In spite of all this, a smattering of set pieces worked incredibly well. A march of a herd of Edmontousauruses along a beach set to Fleetwood Mac's "Tusk" was incongruous, but oddly entertaining. Similarly a sequence late in the film where Patchi attempts to lead the herd off thin ice retained much of the charm that I think the filmmakers were intending to capture before the voices were put in, and the sequence worked incredibly well. I can't help but give the filmmakers credit for at least trying to elevate the form, but it feels as though some marketing visionary like Kenn Viselman (the man behind the dreaded Oogieloves experiment) got his grimy paws all over this thing.
The voice actors were all fine, though their dialogue was horribly tin-eared.

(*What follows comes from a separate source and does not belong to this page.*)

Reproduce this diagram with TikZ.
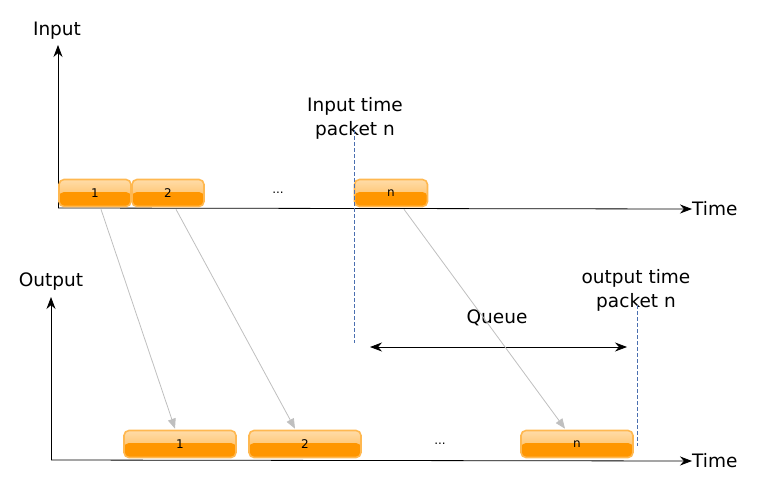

Some of Leguizamo's antics played like gangbusters to the kids in the audience, like his extended riffing on the Gorgosaur's tiny arms, but most of it was jarringly incongruous in context. The animation was fantastic and blended seamlessly with what I believe to be actual landscape footage, but every film made almost exclusively in a computer in this day and age looks great. Ultimately I'm just left wondering at whose feet the blame will land for this film that is most assuredly a tug of war between a filmmaker's willingness to compromise and a studio's insistence that the film be more marketable to kids.

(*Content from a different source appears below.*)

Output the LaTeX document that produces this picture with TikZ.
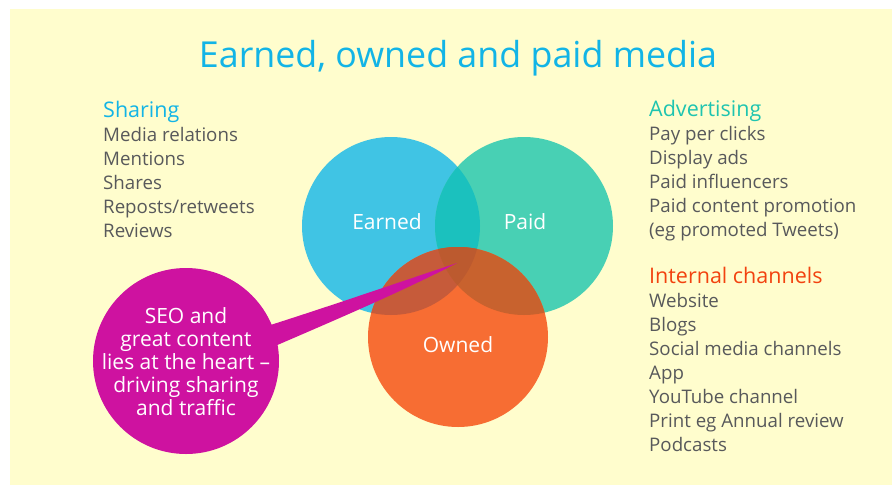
\documentclass[tikz,border=0pt]{standalone}
\usepackage{fontspec}
\setmainfont{Open Sans}
\begin{document}
\definecolor{bgyellow}{HTML}{FFFDCD}
\definecolor{titlecyan}{HTML}{12B4E6}
\definecolor{bodygray}{HTML}{58595B}
\definecolor{earnedc}{HTML}{40C4E4}
\definecolor{paidc}{HTML}{48D0B4}
\definecolor{ownedc}{HTML}{F76D33}
\definecolor{epc}{HTML}{1BC1BE}
\definecolor{eoc}{HTML}{C65B3A}
\definecolor{poc}{HTML}{C8622E}
\definecolor{epoc}{HTML}{BC5A2F}
\definecolor{seoc}{HTML}{CE12A0}
\definecolor{advc}{HTML}{1EC4B0}
\definecolor{intc}{HTML}{F2420F}
\begin{tikzpicture}[x=1pt,y=-1pt,
  venn/.style={circle,minimum size=178pt,inner sep=0pt},
  vennlabel/.style={text=white,font=\fontsize{21}{24}\selectfont},
  listhead/.style={anchor=base west,inner sep=0pt,font=\fontsize{21.5}{24}\selectfont},
  listbody/.style={anchor=base west,inner sep=0pt,text=bodygray,font=\fontsize{18.7}{24}\selectfont},
  callout/.style={circle,fill=seoc,minimum size=186pt,inner sep=0pt}]
\useasboundingbox (0,0) rectangle (892,485);
\fill[bgyellow] (10,9) rectangle (892,485);

% title
\node[text=titlecyan,font=\fontsize{35.8}{40}\selectfont,anchor=base] (title) at (458,67) {Earned, owned and paid media};

% the three media circles
\node[venn,fill=earnedc] (earned) at (391,226) {};
\node[venn,fill=paidc] (paid) at (524,226) {};
\node[venn,fill=ownedc,minimum size=180pt] (owned) at (458,337) {};

% overlapping regions
\begin{scope}
  \clip (earned.center) circle[radius=89pt];
  \fill[epc] (paid.center) circle[radius=89pt];
  \fill[eoc] (owned.center) circle[radius=90pt];
\end{scope}
\begin{scope}
  \clip (paid.center) circle[radius=89pt];
  \fill[poc] (owned.center) circle[radius=90pt];
  \clip (earned.center) circle[radius=89pt];
  \fill[epoc] (owned.center) circle[radius=90pt];
\end{scope}

% circle labels
\node[vennlabel] (earnedlbl) at (387,222) {Earned};
\node[vennlabel] (paidlbl) at (525,222) {Paid};
\node[vennlabel] (ownedlbl) at (458,345) {Owned};

% speech bubble and its tail
\coordinate (tip) at (457,263);
\node[callout] (seo) at (186,361) {};
\fill[seoc] (seo.23) .. controls (330,306) and (400,282) .. (tip)
  .. controls (405,290) and (340,318) .. (seo.10) -- (seo.center) -- cycle;
\foreach \txt [count=\i] in {SEO and,great content,lies at the heart –,driving sharing,and traffic}
  \node[text=white,anchor=base,inner sep=0pt,font=\fontsize{21}{23}\selectfont] (seo\i) at (186,{300+23*\i}) {\txt};

% left list
\node[listhead,text=titlecyan] (sharing) at (103,117) {Sharing};
\foreach \txt [count=\i] in {Media relations,Mentions,Shares,Reposts/retweets,Reviews}
  \node[listbody] (share\i) at (103,{117+24*\i}) {\txt};

% right lists
\node[listhead,text=advc] (adv) at (649,116) {Advertising};
\foreach \txt [count=\i] in {Pay per clicks,Display ads,Paid influencers,Paid content promotion,(eg promoted Tweets)}
  \node[listbody] (adv\i) at (649,{116+24*\i}) {\txt};

\node[listhead,text=intc] (internal) at (649,283) {Internal channels};
\foreach \txt [count=\i] in {Website,Blogs,Social media channels,App,YouTube channel,Print eg Annual review,Podcasts}
  \node[listbody] (int\i) at (649,{283+24.1*\i}) {\txt};
\end{tikzpicture}
\end{document}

Walking with Dinosaurs is not a fiasco, but it comes awfully close on many occasions. Young kids under the age of ten will likely find a lot to enjoy, particularly dinosaur lovers, and who isn't at that age? Any older than that, and they'll just find the film to be insufferable, and adults without children in that same age range will feel likewise. I probably enjoyed the film more than I would have were my kids not with me, and while that's not enough for me to give the film a blanket recommendation, I also can't dismiss the fact that I did enjoy the film more than I thought I would. Anyone that does not fit into that very specific demographic, however, should steer clear and stick with the BBC documentary instead.